The cost of putting up socialized housing has substantially risen, especially during the pandemic, which is why government should come in by addressing the cost of land, labor, construction materials and the cost of doing business.
THE government was asked to address the rising costs of construction materials in Metro Manila which hit a nearly three-year high in November before slowing down slightly in December, when mobility restrictions were relaxed.
Particularly the production costs of land, labor, construction materials and the cost of doing business are what drove the cost of socialized housing up.
The pandemic has caused the spiraling production costs while the sector continues to face gaps in affordability and quality, according to the Subdivision and Housing Developers Association Inc.
The wholesale prices of construction materials in Metro Manila hit a nearly three-year high in November before slowing down slightly a month after, when mobility restrictions were relaxed, government data showed.
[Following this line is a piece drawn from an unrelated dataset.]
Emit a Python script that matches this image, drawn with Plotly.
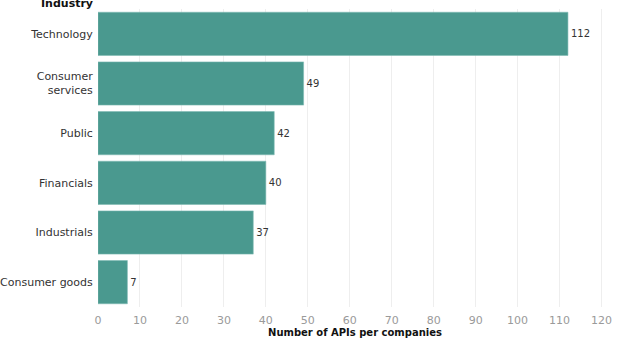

SHDA president May Rodriguez said “to address these vulnerabilities, the government should first introduce measures to remedy the increasing housing production costs — land, labor, construction materials, and cost of doing business, that the economic crisis has accelerated.”
The Construction Materials Wholesale Price Index for the National Capital Region eased to 5.2 percent year on year in December 2021, compared to 5.4 percent in November, reported Business World.
Budget priority
Socialized housing will need to be a budget priority for the next government after the current funding emphasis on transportation and public works projects, Institute for Leadership, Empowerment, and Democracy Executive Director Zy-za Nadine Suzara recently said.
She had noted that the average share of housing in the national budget between 2016 and 2022 was about 0.3 percent, compared to infrastructure projects that account for nearly a quarter.
According to real estate services firm JLL Philippines, the overall residential market saw a slowdown in business activity during the pandemic.
“This was more felt in the socialized to low-end segments where a large number of units were returned to the market, with buyers pulling out from deals as they shift priorities and step away from big ticket purchases,” JLL Philippines Research Manager Karisse Garcia said.
But fewer units were being returned towards the end of last year, indicating a gradual recovery, she added.
Public housing
As it gears towards recovery, SHDA is working with the government in identifying land that can be used for public housing, Rodriguez said.
“As the Philippines charts the path towards economic recovery, there is renewed momentum for increased investment in socialized housing,” she said.
“But to sustain this, the government should encourage the participation of the local government units, the private developers, and the communities themselves in conceptualization, identification of sites, and implementation of socialized housing programs.”
JLL’s Ms. Garcia said public-private partnerships could speed up the recovery of the sector.
“This is what was seen in several affordable housing projects launched during the pandemic such as Base community, Tondominium and Binondominium in Manila City, as well as Uswag low-rise residential building in Iloilo, which came into fruition with the partnership of the different LGUs with private developers,” she said.
“Focus on socialized housing will need to be brought up to the national level with key government bodies getting their hands on the initiative.”